The old software mapped the livetime poorly for time bins lt 512
busec. The new software is robust at all timescales although there
is still potential for modest improvement at sub-512 busec. Finally, the
datagaps have to be integrated with the reported livetime. In the new
software, the datagaps force the livetime during the gaps to be zero and
it's a value that tells the follow-on software that it is a gap value of
zero, different from a livetimecounter value of 0 which would mean 100%
livetime.
- Datagaps - The CSA reset method used in the first few years was
unreliable and so now datagaps are always detected by the absence of
events. This new software doesn't support the old CSA event method
at all. The gap detection size limit varies with the rate. There
are more possibilities for extending and prepending added time on the
gap intervals.
Over the last several years we have started to see anomalous higher
energy events at the end of datagaps while the baseline was restoring to
normal levels over 10s of milliseconds.

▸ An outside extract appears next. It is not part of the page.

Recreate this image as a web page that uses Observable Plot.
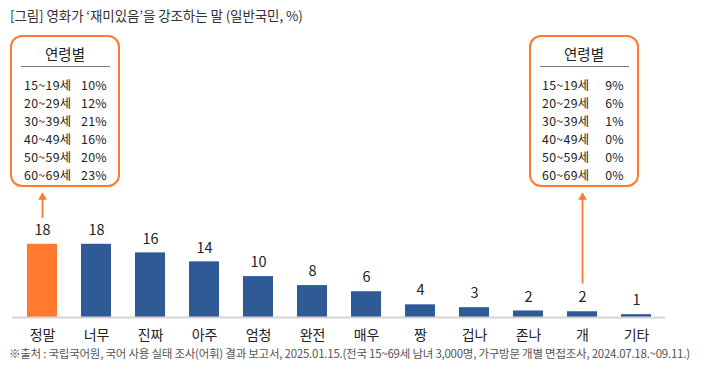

Because of their
appearance in the time series we called this phenomenon "ramps." Now,
the post-gap ramps are detected and removed from the spectrogram data
(they're actually still in the eventlist as negative numbers and not
used). Also, event detection for datagaps goes to channels down to 0 keV
by default. Although there are no datagaps (maybe) in the rear segments
this code is used to detect detector off intervals as well (SAA for
example) and thus to control the livetime integration over large time
intervals better.
New (and existing) control parameters for datagaps:
dp_extend_sec - fltarr(18), seconds to extend
datagap for times after dp_extend_utlim for each detector segment
dp_extend_def - fltarr(18), seconds to extend
datagap for times before dp_extend_utlim for each segment
dp_extend_utlim - dblarr(18), time boundaries
for use of dp_extend_sec or dp_extend_def for each segment
dp_append_def - fltarr(18), same as
dp_extend_def. Only effective if > dp_extend_def (or ...sec
depending on time)
dp_prepend_def - fltarr(18), seconds to
prepend to datagap
dp_append_nvalid - fltarr(18), number of
additional valid events after a gap to extend gap by
dp_prepend_nvalid - fltarr(18), number of
additional valid events before a gap to extend gap by
New info parameter:
info_dp_extend - fltarr(2,18), seconds
that gap was extended before and after gap for 18 detector segments
(this does not include the nvalid additional extensions)
Notes:
So the time extension at the end of a
datagap will be the greater of dp_extend_def (or ...sec depending on
time) and dp_append_def.
dp_append_nvalid and dp_prepend_nvalid are applied after the time
extension.
Gap tests are now done on all segments so controls that were previously
fltarr(9) are now fltarr(18).
For rear segments, there are no short datagaps. The datagap code now
handles long periods when the detectors are off (didn't previously).